Here’s a slightly edited and expanded version of my reply to Marc on this point:

It’s untrue that technology until now has replaced only our muscles; there has always been innovation that replaced our brains.  Think of Grecian auditoria that allowed the voice of one speaker to reach many more people than could be reached before such structures were devised.  (The microphone, radio, television, the Internet, etc., have, of course, only amplified this effect.)  Think of the telegraph and the telephone, each of which allowed people to share knowledge and information across great distances at low cost and, hence, reduced the need for people to keep handy, either in their own brains or in the brains of people within earshot, certain kinds of information and knowledge.  Likewise – and even more so and more obviously – think of the printing press, which enabled knowledge to be stored inexpensively with paper and ink rather than requiring that that knowledge be toted around in human brains.

Think of the abacus; think of printed multiplication tables; think of the calculus (which is a clear net-saver of brain power).  Think of the cash register.  Think of money itself, which eliminates the need to learn of the precise identities and locations of trading partners who both have the goods and services that you want and want the good or service that you are willing to exchange.

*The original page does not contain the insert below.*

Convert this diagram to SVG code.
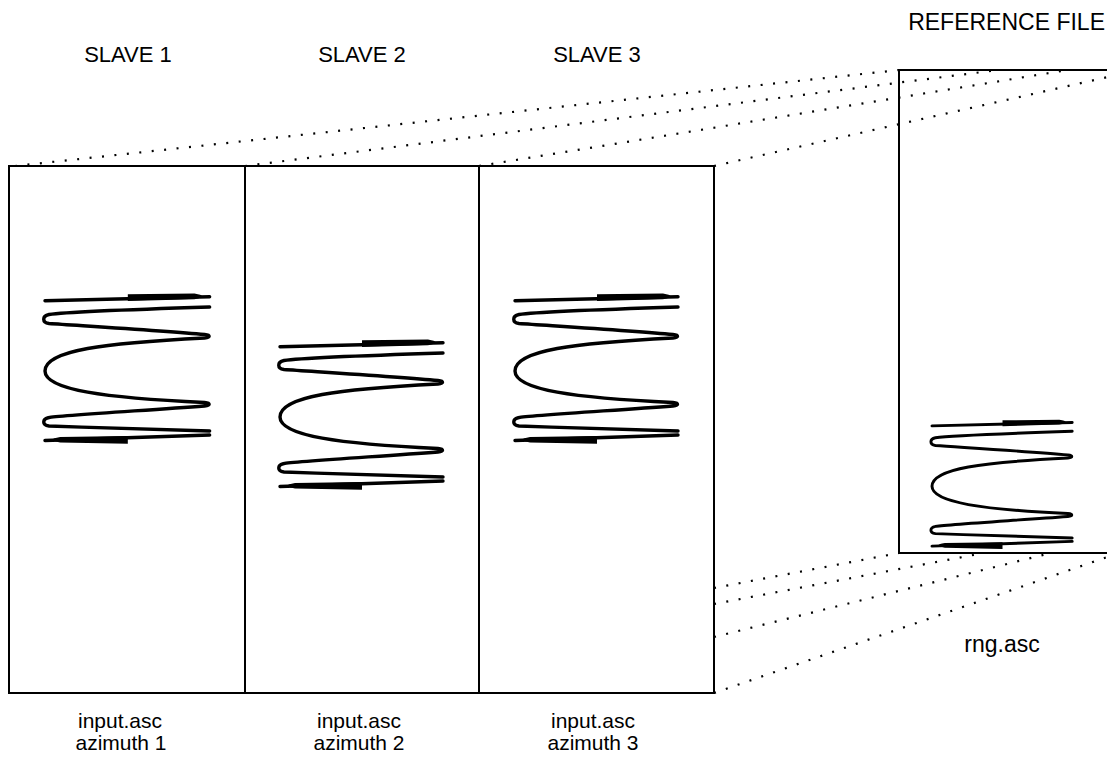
<svg xmlns="http://www.w3.org/2000/svg" xmlns:xlink="http://www.w3.org/1999/xlink" width="1107" height="775" viewBox="0 0 1107 775">
  <style>
    .frame { fill: none; stroke: #000; stroke-width: 2; }
    .dot { fill: none; stroke: #000; stroke-width: 2.2; stroke-dasharray: 2 10.5; }
    .coil { fill: none; stroke: #000; stroke-width: 3.4; stroke-linecap: round; stroke-linejoin: round; }
    .cap { fill: #000; }
    text { font-family: "Liberation Sans", Arial, sans-serif; font-size: 21px; fill: #000; }
    .title { font-size: 22px; }
    .big { font-size: 23px; }
    .mid { text-anchor: middle; }
  </style>
  <defs>
    <!-- a coil spring drawn from its top end cap down to its bottom end cap -->
    <g id="spring">
      <path class="coil" d="M0,5.7 L163,1.7"/>
      <path class="coil" d="M163,12 C100,14 20,17 4,19.5 C-3,21 -3,27.5 4,28.5 C40,31 120,36 158,39.5 C164,40 164,42.5 158,43 C60,48 0,55 0,76 C0,95 60,103 158,107.5 C164,108 164,110.5 158,111 C90,116 10,121 4,122.5 C-3,124 -3,130 4,131 C60,133 120,135 163,136"/>
      <path class="coil" d="M163,140 L0,145.5"/>
      <path class="cap" d="M82,-0.8 L148,-1.5 Q163,1 148,4.2 L82,6 Z"/>
      <path class="cap" d="M82,141 L15,142 Q0,144.5 15,147.5 L82,148.7 Z"/>
    </g>
  </defs>

  <rect width="1107" height="775" fill="#fff"/>

  <!-- projection lines from the slave windows onto the reference file -->
  <g id="connectors">
    <path class="dot" d="M15,166 L899,70"/>
    <path class="dot" d="M245,166 L998,70"/>
    <path class="dot" d="M479,166 L1068,70"/>
    <path class="dot" d="M714,166 L1139,70"/>
    <path class="dot" d="M714,588 L899,553"/>
    <path class="dot" d="M714,604 L984,553"/>
    <path class="dot" d="M714,637 L1051,553"/>
    <path class="dot" d="M714,693 L1119,553"/>
  </g>

  <g id="slave1">
    <text class="mid title" x="128" y="62">SLAVE 1</text>
    <rect class="frame" x="9" y="166" width="236" height="527"/>
    <use xlink:href="#spring" href="#spring" transform="translate(45,295) scale(1.01,1)"/>
    <text class="mid" x="120" y="728">input.asc</text>
    <text class="mid" x="121" y="750">azimuth 1</text>
  </g>

  <g id="slave2">
    <text class="mid title" x="362" y="62">SLAVE 2</text>
    <rect class="frame" x="245" y="166" width="234" height="527"/>
    <use xlink:href="#spring" href="#spring" transform="translate(280,341)"/>
    <text class="mid" x="359" y="728">input.asc</text>
    <text class="mid" x="359" y="750">azimuth 2</text>
  </g>

  <g id="slave3">
    <text class="mid title" x="597" y="62">SLAVE 3</text>
    <rect class="frame" x="479" y="166" width="235" height="527"/>
    <use xlink:href="#spring" href="#spring" transform="translate(515,295)"/>
    <text class="mid" x="593" y="728">input.asc</text>
    <text class="mid" x="593" y="750">azimuth 3</text>
  </g>

  <g id="reference">
    <text class="big" x="1105" y="30" text-anchor="end">REFERENCE FILE</text>
    <rect class="frame" x="899" y="70" width="230" height="483"/>
    <use xlink:href="#spring" href="#spring" transform="translate(932,421) scale(0.86)"/>
    <text class="mid big" x="1002" y="652">rng.asc</text>
  </g>
</svg>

Think of roads (which embody knowledge of direction and, thus, require of travelers far less knowledge than they would otherwise require of how to get from point A to point B).  Think of paper road maps.  Think of the sextant.

Indeed, think of the division of labor itself, which dramatically reduces the range of knowledge that a person must possess in order simply to survive.  (Each of my grandfathers – both born and raised in the United States – knew how to raise, slaughter, and pluck chickens [and my paternal grandfather knew also how to milk cows and how to raise and slaughter hogs]; they each knew how to repair car engines; they each knew how to do household repairs that are an utter mystery to me and that fewer and fewer Americans know how to do.  And I’m quite certain that the range of knowledge that my grandfathers’ grandfathers possessed and used routinely was even greater than was that of my grandfathers.)

As these latter examples (of my grandfathers) make especially clear, the distinction between technologies that replace muscle-power and technologies that replace brainpower is ultimately rather vague, anyway.  At the end of the day, technology is useful if it allows human being to get more desirable outcomes with less human effort and sacrifice.